Selim Palmgren (1878-1951) wrote hundreds of piano pieces, and the best of them certainly deserve to be heard more frequently. He met Busoni during the great pianist’s stay in Helsinki, and the early Piano Sonata, which dates from the 1890s, shows the influence of Liszt and Grieg. It’s a bold, entertaining piece whose brief length (about 15 minutes) confirms that composer’s destiny as a miniaturist. Palmgren did write in larger forms: his five piano concertos are lovely and badly need new recordings. Are you listening, Ondine? On evidence here, Henri Sigfridsson would be just the guy to record them.
Sigfridsson plays all of this music with a singing tone and relaxed virtuosity that suits this composer especially well.
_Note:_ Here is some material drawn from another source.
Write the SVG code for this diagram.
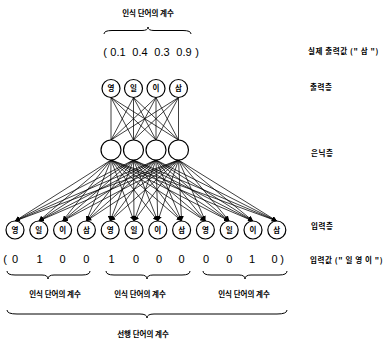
<svg xmlns="http://www.w3.org/2000/svg" width="392" height="343" viewBox="0 0 392 343">
<defs>
<style>
.k{font-family:"Noto Sans CJK KR",sans-serif;font-weight:bold;font-size:7.5px;fill:#000}
.s{letter-spacing:0.6px}
.n{font-family:"Liberation Sans",Arial,sans-serif;font-size:11px;fill:#000;text-anchor:middle}
.node circle{fill:#fff;stroke:#000;stroke-width:1.2}
.node text{font-family:"Noto Sans CJK KR",sans-serif;font-weight:bold;font-size:7.5px;text-anchor:middle}
.ln line{stroke:#000;stroke-width:0.75}
.br{fill:none;stroke:#000;stroke-width:1}
</style>
<marker id="ah" viewBox="0 0 6 6" refX="6" refY="3" markerWidth="5" markerHeight="5" orient="auto" markerUnits="userSpaceOnUse">
<path d="M0,0 L6,3 L0,6 z" fill="#000"/>
</marker>
</defs>
<rect width="392" height="343" fill="#fff"/>

<g id="connectors" class="ln">
<line x1="111" y1="97.5" x2="111" y2="140"/><line x1="111" y1="97.5" x2="133.5" y2="140"/><line x1="111" y1="97.5" x2="156" y2="140"/><line x1="111" y1="97.5" x2="178.5" y2="140"/>
<line x1="133.5" y1="97.5" x2="111" y2="140"/><line x1="133.5" y1="97.5" x2="133.5" y2="140"/><line x1="133.5" y1="97.5" x2="156" y2="140"/><line x1="133.5" y1="97.5" x2="178.5" y2="140"/>
<line x1="156" y1="97.5" x2="111" y2="140"/><line x1="156" y1="97.5" x2="133.5" y2="140"/><line x1="156" y1="97.5" x2="156" y2="140"/><line x1="156" y1="97.5" x2="178.5" y2="140"/>
<line x1="178.5" y1="97.5" x2="111" y2="140"/><line x1="178.5" y1="97.5" x2="133.5" y2="140"/><line x1="178.5" y1="97.5" x2="156" y2="140"/><line x1="178.5" y1="97.5" x2="178.5" y2="140"/>
<g marker-end="url(#ah)">
<line x1="111" y1="160" x2="15" y2="221"/><line x1="111" y1="160" x2="38.8" y2="221"/><line x1="111" y1="160" x2="62.6" y2="221"/><line x1="111" y1="160" x2="86.4" y2="221"/><line x1="111" y1="160" x2="110.2" y2="221"/><line x1="111" y1="160" x2="134" y2="221"/><line x1="111" y1="160" x2="157.8" y2="221"/><line x1="111" y1="160" x2="181.6" y2="221"/><line x1="111" y1="160" x2="205.4" y2="221"/><line x1="111" y1="160" x2="229.2" y2="221"/><line x1="111" y1="160" x2="253" y2="221"/><line x1="111" y1="160" x2="276.8" y2="221"/>
<line x1="133.5" y1="160" x2="15" y2="221"/><line x1="133.5" y1="160" x2="38.8" y2="221"/><line x1="133.5" y1="160" x2="62.6" y2="221"/><line x1="133.5" y1="160" x2="86.4" y2="221"/><line x1="133.5" y1="160" x2="110.2" y2="221"/><line x1="133.5" y1="160" x2="134" y2="221"/><line x1="133.5" y1="160" x2="157.8" y2="221"/><line x1="133.5" y1="160" x2="181.6" y2="221"/><line x1="133.5" y1="160" x2="205.4" y2="221"/><line x1="133.5" y1="160" x2="229.2" y2="221"/><line x1="133.5" y1="160" x2="253" y2="221"/><line x1="133.5" y1="160" x2="276.8" y2="221"/>
<line x1="156" y1="160" x2="15" y2="221"/><line x1="156" y1="160" x2="38.8" y2="221"/><line x1="156" y1="160" x2="62.6" y2="221"/><line x1="156" y1="160" x2="86.4" y2="221"/><line x1="156" y1="160" x2="110.2" y2="221"/><line x1="156" y1="160" x2="134" y2="221"/><line x1="156" y1="160" x2="157.8" y2="221"/><line x1="156" y1="160" x2="181.6" y2="221"/><line x1="156" y1="160" x2="205.4" y2="221"/><line x1="156" y1="160" x2="229.2" y2="221"/><line x1="156" y1="160" x2="253" y2="221"/><line x1="156" y1="160" x2="276.8" y2="221"/>
<line x1="178.5" y1="160" x2="15" y2="221"/><line x1="178.5" y1="160" x2="38.8" y2="221"/><line x1="178.5" y1="160" x2="62.6" y2="221"/><line x1="178.5" y1="160" x2="86.4" y2="221"/><line x1="178.5" y1="160" x2="110.2" y2="221"/><line x1="178.5" y1="160" x2="134" y2="221"/><line x1="178.5" y1="160" x2="157.8" y2="221"/><line x1="178.5" y1="160" x2="181.6" y2="221"/><line x1="178.5" y1="160" x2="205.4" y2="221"/><line x1="178.5" y1="160" x2="229.2" y2="221"/><line x1="178.5" y1="160" x2="253" y2="221"/><line x1="178.5" y1="160" x2="276.8" y2="221"/>
</g>
</g>

<g id="output-layer">
<g id="out0" class="node"><circle cx="111" cy="88.5" r="9"/><text x="111" y="91.2">영</text></g>
<g id="out1" class="node"><circle cx="133.5" cy="88.5" r="9"/><text x="133.5" y="91.2">일</text></g>
<g id="out2" class="node"><circle cx="156" cy="88.5" r="9"/><text x="156" y="91.2">이</text></g>
<g id="out3" class="node"><circle cx="178.5" cy="88.5" r="9"/><text x="178.5" y="91.2">삼</text></g>
</g>
<g id="hidden-layer">
<g id="hid0" class="node"><circle cx="111" cy="150" r="10"/></g>
<g id="hid1" class="node"><circle cx="133.5" cy="150" r="10"/></g>
<g id="hid2" class="node"><circle cx="156" cy="150" r="10"/></g>
<g id="hid3" class="node"><circle cx="178.5" cy="150" r="10"/></g>
</g>
<g id="input-layer">
<g id="in0" class="node"><circle cx="15" cy="230" r="9"/><text x="15" y="232.7">영</text></g>
<g id="in1" class="node"><circle cx="38.8" cy="230" r="9"/><text x="38.8" y="232.7">일</text></g>
<g id="in2" class="node"><circle cx="62.6" cy="230" r="9"/><text x="62.6" y="232.7">이</text></g>
<g id="in3" class="node"><circle cx="86.4" cy="230" r="9"/><text x="86.4" y="232.7">삼</text></g>
<g id="in4" class="node"><circle cx="110.2" cy="230" r="9"/><text x="110.2" y="232.7">영</text></g>
<g id="in5" class="node"><circle cx="134" cy="230" r="9"/><text x="134" y="232.7">일</text></g>
<g id="in6" class="node"><circle cx="157.8" cy="230" r="9"/><text x="157.8" y="232.7">이</text></g>
<g id="in7" class="node"><circle cx="181.6" cy="230" r="9"/><text x="181.6" y="232.7">삼</text></g>
<g id="in8" class="node"><circle cx="205.4" cy="230" r="9"/><text x="205.4" y="232.7">영</text></g>
<g id="in9" class="node"><circle cx="229.2" cy="230" r="9"/><text x="229.2" y="232.7">일</text></g>
<g id="in10" class="node"><circle cx="253" cy="230" r="9"/><text x="253" y="232.7">이</text></g>
<g id="in11" class="node"><circle cx="276.8" cy="230" r="9"/><text x="276.8" y="232.7">삼</text></g>
</g>

<g id="top-labels">
<text class="k" x="148" y="16" text-anchor="middle">인식 단어의 계수</text>
<path class="br" d="M104,34 Q104,30.5 112,30.5 L142,30.5 Q148,30.5 148,27 Q148,30.5 154,30.5 L183,30.5 Q191,30.5 191,34"/>
<text class="n" x="105" y="56">(</text>
<text class="n" x="118" y="56">0.1</text>
<text class="n" x="140" y="56">0.4</text>
<text class="n" x="162" y="56">0.3</text>
<text class="n" x="184" y="56">0.9</text>
<text class="n" x="197" y="56">)</text>
</g>

<g id="input-values">
<text class="n" x="5" y="263">(</text>
<text class="n" x="15" y="263">0</text><text class="n" x="39.5" y="263">1</text><text class="n" x="62.6" y="263">0</text><text class="n" x="86.4" y="263">0</text>
<text class="n" x="111.5" y="263">1</text><text class="n" x="136" y="263">0</text><text class="n" x="159" y="263">0</text><text class="n" x="181.6" y="263">0</text>
<text class="n" x="206" y="263">0</text><text class="n" x="229.2" y="263">0</text><text class="n" x="252" y="263">1</text><text class="n" x="274.5" y="263">0</text>
<text class="n" x="282" y="263">)</text>
</g>

<g id="bottom-braces">
<path class="br" d="M7,271 Q7,275 15,275 L42,275 Q48,275 48,279 Q48,275 54,275 L82,275 Q90,275 90,271"/>
<path class="br" d="M106,271 Q106,275 114,275 L141,275 Q147,275 147,279 Q147,275 153,275 L182,275 Q190,275 190,271"/>
<path class="br" d="M203,271 Q203,275 211,275 L239,275 Q245,275 245,279 Q245,275 251,275 L279,275 Q287,275 287,271"/>
<text class="k" x="55" y="297" text-anchor="middle">인식 단어의 계수</text>
<text class="k" x="140" y="297" text-anchor="middle">인식 단어의 계수</text>
<text class="k" x="244" y="297" text-anchor="middle">인식 단어의 계수</text>
<path class="br" d="M7,310 Q7,314 17,314 L140,314 Q147,314 147,318 Q147,314 154,314 L277,314 Q287,314 287,310"/>
<text class="k" x="143" y="337" text-anchor="middle">선행 단어의 계수</text>
</g>

<g id="side-labels">
<text class="k s" x="308" y="54">실제 출력값 (" 삼 ")</text>
<text class="k s" x="310" y="90">출력층</text>
<text class="k s" x="311" y="156">은닉층</text>
<text class="k s" x="311" y="229">입력층</text>
<text class="k s" x="310" y="263">입력값 (" 일 영 이 ")</text>
</g>
</svg>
While capable of the occasional Lisztian outburst, Palmgren’s basic aesthetic was, like Chopin’s, more lyrical and elegant. He composed an opera in the first decade of the 20th century, and the spirit of vocal music seems to hover just behind many of his miniatures, including the atmospheric May Night and most of the 24 Preludes. This latter work shows a marked advance over the sonata, with impressionist and modernist elements mingling with Finnish folk influences (three of the preludes are marked “in folk style”). Prelude No. 17, simply marked “Allegro agitato”, anticipates Prokofiev in its pounding rhythms. It lasts just a touch over 30 seconds and so I include it complete in the sound sample below.
Ondine’s engineering is typically natural, with Sigridsson’s instrument captured vividly in a warm acoustic. Let’s hope this isn’t the last Palmgren disc that we get to hear.